Incluso me llegan a pagar por publicar mi vida en las redes sociales. Se paga todo. Y yo exijo el pago. Y no doy mi don cuando no me pagan por ello. No acabo de entender la gratuidad.
Me creo con derecho a recibir siempre por dar lo que es mío. Se me olvida que a la vez es un don que un día me hicieron. Mis talentos, mis conocimientos, mis capacidades. Todo es don al servicio del hombre que necesita mi don.
Y yo lo vendo, lo alquilo, me sirvo de lo que he recibido gratis. No acabo de entender la gratuidad. Ni el sentido profundo de ser pobre de espíritu.
“La pobreza espiritual es la libertad de recibirlo todo gratuitamente y darlo todo gratuitamente. No estar centrado en sí mismo, sino solo en Dios”[2].
Cuando estoy centrado en mí mismo me vuelvo exigente. Nada está en orden ni en paz. Alguien me debe algo. Tengo derecho a más de lo que recibo.

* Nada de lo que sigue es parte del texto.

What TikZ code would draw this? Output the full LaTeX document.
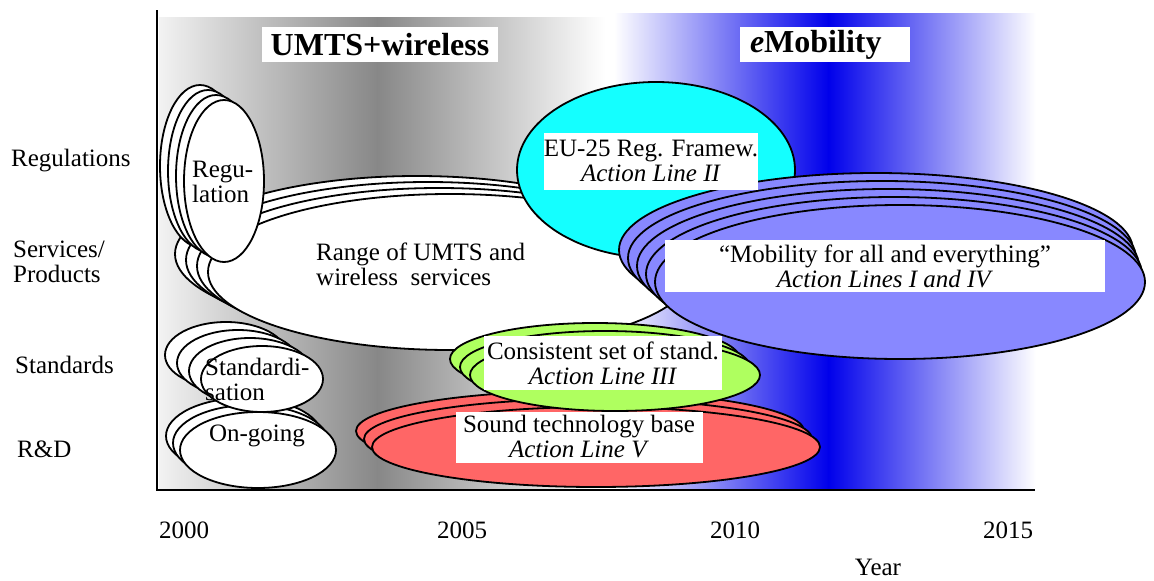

Quiero seguir a Jesús, pero demando recibir el ciento por uno. Que me den más de lo que he ofrecido. Tengo derecho. Mis derechos van por delante. Exijo que me paguen. Y me vuelvo avaricioso.
A veces el que más tiene es el que más acumula. Es pobreza en el fondo. Pero de esa pobreza que enferma el alma.
Yo quiero la pobreza del que sólo tiene para dar. Del que no retiene lo que posee, temiendo momentos malos en el futuro. Ese que se desgarra amando y sirviendo. Del que no vive con miedo a quedarse vacío.
Esas personas me sorprenden. Es como si tuvieran agujeros en las manos. Donde ven una necesidad actúan. No esperan recibir nada a cambio. Ni siquiera las gracias. Seguro que es así como se cambia el mundo.